As I entered the room, tear streaked faces asked for help. The couple had lost everything, and "could you please, please ma'am, find our pets a good home". As we discussed their future, the dogs kept looking at their owners for reassurance, and finding it, having no idea that their lives were about to change.

Together, we worked out a plan. The huddle relaxed, and then expanded to fill up the room. Shoulders lowered, smiles emerged out of gratitude, and tears continued to flow, but this time from relief. We gathered food, new dog beds, treats, toys, and phone numbers to send home with the foursome, and a plan for the dogs to come in next week to give us some time to find foster homes. The beds were sent home today so the pooches could get used to them and have something familiar to take to their new homes.

Today's events fit in with the new direction Angels of Assisi is taking- keeping animals out of the local pounds and providing workable solutions for the families in our community. This particular story does not have a freedom ride leaving the pound social media photo blitz, and it will not have a saved from the kill list at the last minute shout out, for the simple reason that these ten year old dogs will not end up at the pound. What this story does have is a family at peace with a difficult situation, a plan in place for the care of their animals, and something learned so that those behind them may have similar outcomes. And, perhaps best of all, it has a smiling beagle, and there ain't nothin' better than that.

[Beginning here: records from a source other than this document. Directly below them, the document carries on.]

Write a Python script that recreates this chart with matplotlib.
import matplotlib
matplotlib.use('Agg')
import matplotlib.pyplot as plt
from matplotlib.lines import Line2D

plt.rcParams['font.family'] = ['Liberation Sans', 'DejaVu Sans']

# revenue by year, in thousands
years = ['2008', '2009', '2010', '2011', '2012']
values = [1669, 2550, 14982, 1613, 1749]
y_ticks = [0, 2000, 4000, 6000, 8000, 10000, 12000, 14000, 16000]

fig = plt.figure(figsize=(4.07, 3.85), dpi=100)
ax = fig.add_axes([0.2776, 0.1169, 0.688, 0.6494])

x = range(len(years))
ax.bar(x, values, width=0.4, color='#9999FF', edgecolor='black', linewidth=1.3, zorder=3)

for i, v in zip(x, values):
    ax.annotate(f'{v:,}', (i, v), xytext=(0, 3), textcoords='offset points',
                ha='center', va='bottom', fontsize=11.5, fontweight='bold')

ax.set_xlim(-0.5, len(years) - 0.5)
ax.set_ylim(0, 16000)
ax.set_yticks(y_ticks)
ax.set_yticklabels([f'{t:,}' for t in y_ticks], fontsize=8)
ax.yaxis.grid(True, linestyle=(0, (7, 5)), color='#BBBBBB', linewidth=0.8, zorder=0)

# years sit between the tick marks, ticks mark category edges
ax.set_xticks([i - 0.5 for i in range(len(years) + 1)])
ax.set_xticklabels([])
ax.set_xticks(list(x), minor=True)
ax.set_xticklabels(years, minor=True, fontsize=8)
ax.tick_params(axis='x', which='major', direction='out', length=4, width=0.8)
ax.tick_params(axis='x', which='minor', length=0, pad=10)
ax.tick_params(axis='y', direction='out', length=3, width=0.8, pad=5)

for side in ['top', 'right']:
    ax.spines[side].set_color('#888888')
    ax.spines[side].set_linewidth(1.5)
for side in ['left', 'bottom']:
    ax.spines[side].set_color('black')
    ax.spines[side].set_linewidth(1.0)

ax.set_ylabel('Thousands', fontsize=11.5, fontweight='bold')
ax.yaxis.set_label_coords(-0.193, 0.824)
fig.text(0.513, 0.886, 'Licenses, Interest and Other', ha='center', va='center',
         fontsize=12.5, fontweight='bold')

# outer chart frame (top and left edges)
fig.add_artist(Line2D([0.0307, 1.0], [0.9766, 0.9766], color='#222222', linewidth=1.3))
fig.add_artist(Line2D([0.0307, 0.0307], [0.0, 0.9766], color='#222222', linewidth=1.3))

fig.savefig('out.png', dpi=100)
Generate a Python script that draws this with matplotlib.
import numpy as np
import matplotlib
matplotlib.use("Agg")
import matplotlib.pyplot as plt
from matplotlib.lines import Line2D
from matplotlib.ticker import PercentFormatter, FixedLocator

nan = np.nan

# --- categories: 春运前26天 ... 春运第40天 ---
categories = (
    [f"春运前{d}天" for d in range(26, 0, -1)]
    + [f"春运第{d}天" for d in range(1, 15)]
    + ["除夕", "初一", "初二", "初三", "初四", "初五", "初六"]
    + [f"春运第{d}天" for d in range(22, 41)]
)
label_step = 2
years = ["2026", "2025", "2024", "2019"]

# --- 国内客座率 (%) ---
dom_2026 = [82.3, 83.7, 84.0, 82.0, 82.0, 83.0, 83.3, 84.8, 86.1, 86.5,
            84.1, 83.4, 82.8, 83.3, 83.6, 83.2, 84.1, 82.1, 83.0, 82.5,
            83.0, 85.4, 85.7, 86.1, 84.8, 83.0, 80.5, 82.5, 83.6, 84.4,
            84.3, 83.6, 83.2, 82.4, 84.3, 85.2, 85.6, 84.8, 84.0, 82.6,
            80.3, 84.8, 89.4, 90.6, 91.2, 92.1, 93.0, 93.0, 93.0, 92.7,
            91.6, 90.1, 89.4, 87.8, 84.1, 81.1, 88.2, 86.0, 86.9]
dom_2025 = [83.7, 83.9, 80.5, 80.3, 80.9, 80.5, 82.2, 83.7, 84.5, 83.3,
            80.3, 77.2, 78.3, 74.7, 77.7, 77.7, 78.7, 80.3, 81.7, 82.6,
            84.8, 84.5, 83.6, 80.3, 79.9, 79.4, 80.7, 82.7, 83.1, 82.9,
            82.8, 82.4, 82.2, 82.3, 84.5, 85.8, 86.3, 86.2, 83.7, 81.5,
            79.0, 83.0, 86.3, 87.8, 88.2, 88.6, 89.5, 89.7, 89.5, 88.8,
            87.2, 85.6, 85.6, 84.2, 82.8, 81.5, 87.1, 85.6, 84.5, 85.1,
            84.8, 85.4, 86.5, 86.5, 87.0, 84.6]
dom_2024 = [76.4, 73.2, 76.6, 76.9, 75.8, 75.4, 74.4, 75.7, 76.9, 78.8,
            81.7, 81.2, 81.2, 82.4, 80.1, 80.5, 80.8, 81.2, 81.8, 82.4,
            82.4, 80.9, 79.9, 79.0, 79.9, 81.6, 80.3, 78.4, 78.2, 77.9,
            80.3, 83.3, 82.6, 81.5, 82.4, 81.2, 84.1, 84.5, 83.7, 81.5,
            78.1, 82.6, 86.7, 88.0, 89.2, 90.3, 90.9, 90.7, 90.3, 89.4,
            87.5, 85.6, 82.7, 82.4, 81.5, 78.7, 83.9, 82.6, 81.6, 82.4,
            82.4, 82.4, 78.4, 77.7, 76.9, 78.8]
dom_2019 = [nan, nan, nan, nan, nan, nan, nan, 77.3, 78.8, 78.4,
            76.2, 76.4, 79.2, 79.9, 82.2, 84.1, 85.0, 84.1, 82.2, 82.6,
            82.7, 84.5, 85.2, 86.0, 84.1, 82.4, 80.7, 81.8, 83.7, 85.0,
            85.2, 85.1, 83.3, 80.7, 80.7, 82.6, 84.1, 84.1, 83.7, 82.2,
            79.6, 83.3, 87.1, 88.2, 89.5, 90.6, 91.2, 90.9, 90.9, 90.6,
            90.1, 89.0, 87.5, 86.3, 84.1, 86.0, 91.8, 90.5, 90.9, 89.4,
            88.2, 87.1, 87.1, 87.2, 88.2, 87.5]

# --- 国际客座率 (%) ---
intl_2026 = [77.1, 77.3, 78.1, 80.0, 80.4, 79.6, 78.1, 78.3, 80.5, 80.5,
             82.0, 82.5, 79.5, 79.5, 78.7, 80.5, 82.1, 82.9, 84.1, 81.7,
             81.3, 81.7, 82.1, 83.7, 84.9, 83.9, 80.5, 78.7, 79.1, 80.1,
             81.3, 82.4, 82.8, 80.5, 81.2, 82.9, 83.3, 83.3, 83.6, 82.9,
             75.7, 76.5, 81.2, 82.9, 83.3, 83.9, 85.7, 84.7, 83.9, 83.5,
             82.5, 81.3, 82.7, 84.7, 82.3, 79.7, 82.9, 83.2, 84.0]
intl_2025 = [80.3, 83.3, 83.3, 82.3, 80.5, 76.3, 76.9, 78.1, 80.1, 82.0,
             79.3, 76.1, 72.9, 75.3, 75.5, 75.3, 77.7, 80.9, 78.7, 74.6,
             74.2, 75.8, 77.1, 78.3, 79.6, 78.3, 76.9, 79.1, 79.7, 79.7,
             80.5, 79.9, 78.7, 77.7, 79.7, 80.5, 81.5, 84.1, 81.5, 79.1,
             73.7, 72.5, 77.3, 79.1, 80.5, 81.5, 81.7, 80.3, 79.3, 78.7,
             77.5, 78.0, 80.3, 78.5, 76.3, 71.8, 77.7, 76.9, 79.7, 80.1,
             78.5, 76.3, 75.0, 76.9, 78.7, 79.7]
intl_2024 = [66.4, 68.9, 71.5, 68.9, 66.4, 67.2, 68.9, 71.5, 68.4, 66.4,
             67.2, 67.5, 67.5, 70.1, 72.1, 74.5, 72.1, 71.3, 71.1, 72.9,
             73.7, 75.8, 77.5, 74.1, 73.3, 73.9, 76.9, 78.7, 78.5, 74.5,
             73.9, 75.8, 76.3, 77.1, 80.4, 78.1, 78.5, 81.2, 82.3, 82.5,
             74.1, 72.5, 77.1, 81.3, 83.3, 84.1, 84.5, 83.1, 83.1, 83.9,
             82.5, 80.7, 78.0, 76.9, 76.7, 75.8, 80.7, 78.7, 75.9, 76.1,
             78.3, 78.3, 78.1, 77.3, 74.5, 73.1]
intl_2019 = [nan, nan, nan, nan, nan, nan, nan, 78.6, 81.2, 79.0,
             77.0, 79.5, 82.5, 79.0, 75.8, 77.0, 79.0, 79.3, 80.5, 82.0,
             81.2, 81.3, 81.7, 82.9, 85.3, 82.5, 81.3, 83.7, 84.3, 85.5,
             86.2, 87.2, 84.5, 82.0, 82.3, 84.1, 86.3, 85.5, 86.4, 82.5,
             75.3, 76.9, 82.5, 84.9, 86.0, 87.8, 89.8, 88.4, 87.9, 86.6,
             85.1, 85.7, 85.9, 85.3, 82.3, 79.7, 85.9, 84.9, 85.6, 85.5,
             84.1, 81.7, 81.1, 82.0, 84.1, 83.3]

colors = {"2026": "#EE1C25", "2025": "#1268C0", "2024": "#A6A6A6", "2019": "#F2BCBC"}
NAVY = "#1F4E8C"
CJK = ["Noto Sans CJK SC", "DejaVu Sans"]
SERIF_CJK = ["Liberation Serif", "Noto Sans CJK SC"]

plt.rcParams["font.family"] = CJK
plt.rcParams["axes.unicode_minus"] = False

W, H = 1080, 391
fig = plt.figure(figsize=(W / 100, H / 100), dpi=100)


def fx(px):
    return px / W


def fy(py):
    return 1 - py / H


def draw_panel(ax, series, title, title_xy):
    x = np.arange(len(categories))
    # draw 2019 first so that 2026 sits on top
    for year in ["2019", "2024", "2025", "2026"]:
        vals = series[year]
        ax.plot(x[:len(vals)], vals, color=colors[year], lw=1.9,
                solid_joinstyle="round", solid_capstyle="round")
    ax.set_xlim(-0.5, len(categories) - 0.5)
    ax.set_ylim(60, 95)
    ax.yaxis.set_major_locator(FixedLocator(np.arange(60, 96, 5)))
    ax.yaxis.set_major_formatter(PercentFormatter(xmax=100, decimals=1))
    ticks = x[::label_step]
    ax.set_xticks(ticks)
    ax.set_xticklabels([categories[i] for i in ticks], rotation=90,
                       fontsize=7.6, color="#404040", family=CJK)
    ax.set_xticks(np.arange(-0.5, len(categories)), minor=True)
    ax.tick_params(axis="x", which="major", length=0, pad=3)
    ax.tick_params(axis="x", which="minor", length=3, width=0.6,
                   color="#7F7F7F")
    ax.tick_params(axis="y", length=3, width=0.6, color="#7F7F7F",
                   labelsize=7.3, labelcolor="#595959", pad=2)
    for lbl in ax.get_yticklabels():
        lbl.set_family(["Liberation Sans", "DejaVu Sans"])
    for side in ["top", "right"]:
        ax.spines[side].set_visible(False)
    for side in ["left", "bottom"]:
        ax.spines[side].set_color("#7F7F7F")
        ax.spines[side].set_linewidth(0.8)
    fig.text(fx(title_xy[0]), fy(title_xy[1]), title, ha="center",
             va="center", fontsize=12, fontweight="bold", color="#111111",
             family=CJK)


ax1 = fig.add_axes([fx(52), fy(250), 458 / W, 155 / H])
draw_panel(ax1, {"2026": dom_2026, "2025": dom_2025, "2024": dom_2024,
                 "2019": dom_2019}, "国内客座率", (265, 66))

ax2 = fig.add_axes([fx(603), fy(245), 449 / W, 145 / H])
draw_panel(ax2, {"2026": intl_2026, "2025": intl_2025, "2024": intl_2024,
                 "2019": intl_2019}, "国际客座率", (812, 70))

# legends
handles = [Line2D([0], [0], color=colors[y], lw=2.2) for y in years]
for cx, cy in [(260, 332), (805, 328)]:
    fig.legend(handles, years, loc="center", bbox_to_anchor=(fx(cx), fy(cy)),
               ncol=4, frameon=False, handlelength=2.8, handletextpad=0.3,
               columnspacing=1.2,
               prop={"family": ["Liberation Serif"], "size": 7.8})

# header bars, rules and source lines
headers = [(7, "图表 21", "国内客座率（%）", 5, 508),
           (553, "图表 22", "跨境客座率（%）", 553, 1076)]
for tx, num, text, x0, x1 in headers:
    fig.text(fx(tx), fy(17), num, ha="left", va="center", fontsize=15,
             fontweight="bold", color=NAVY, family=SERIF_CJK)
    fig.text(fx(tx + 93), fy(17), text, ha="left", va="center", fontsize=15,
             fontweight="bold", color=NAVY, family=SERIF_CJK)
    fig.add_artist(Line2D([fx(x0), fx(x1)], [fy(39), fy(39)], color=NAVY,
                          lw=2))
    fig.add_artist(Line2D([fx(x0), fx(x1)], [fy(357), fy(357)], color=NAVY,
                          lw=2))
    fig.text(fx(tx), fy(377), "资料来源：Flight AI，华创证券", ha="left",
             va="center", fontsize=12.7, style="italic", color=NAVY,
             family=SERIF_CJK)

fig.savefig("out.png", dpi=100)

Empathy is not simply a matter of trying to imagine what others are going through,
but having the will to muster enough courage to do something about it.
In a way, empathy is predicated upon hope. 
- Cornel West

February 4, 2014

February 3, 2014


Pets for Life builds humane communities using innovative approaches designed to extend the reach of animal services, resources, and information to under-served areas. Addressing the imperative need for accessible, affordable pet care, this program helps animals by empowering the people who care for them.

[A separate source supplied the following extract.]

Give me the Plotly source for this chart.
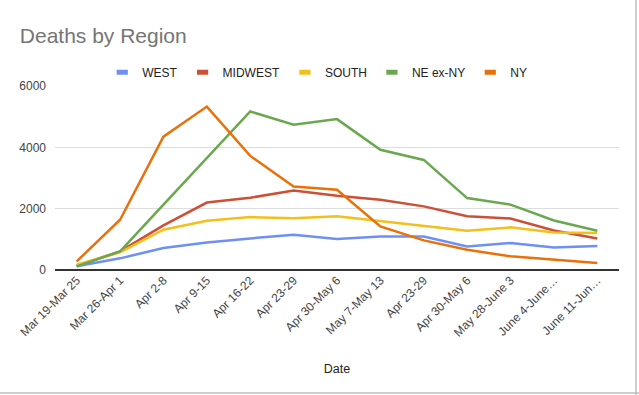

Our neighborhood has been chosen, and the Angels of Assisi team will be taking it to the streets this weekend. Initially we will provide food, collars, leashes, and spay/neuter, spay/neuter, spay/neuter.

Moving forward, we will add dog training classes, wellness, alternatives to chaining dogs outside,  humane education, and the resources to keep pets happy and healthy, in their own homes. We're betting that life will be better for all involved, canine, feline, and human, especially for the folks on the giving end.

Lobby Talk

Quote of the Day from the Angels of Assisi lobby:
The day I got married, my ex-husband had some advice for my new husband: "don't ever ask her to pick between you and the dog."

- Daisy's mom


February 1, 2014

Logan Biscuit

After living in a too small rabbit hutch for nearly 3 years, Logan is now stretching his sore ridden legs at Angels of Assisi.

Initial tests for heartworm and other major illness have come out well so far. His physical scars may heal faster than his emotional ones, and we've noticed that he sleeps with his front legs tucked way up into his chest- perhaps a matter of habit from living in a space too small for him to stand up straight in.

Bobbie has taken Logan under her caring and knowledgeable wing, and will be working with him to carefully stretch those emotional boundaries until they catch up with the expanded physical ones. Right now, we are taking it one day at a time, but are very hopeful that this sweet spirited boy is going to be just fine.

The glory of friendship is not the outstretched hand,
not the kindly smile,
nor the joy of companionship;
it is the spiritual inspiration that comes to one
when you discover that someone else believes in you
and is willing to trust you with a friendship.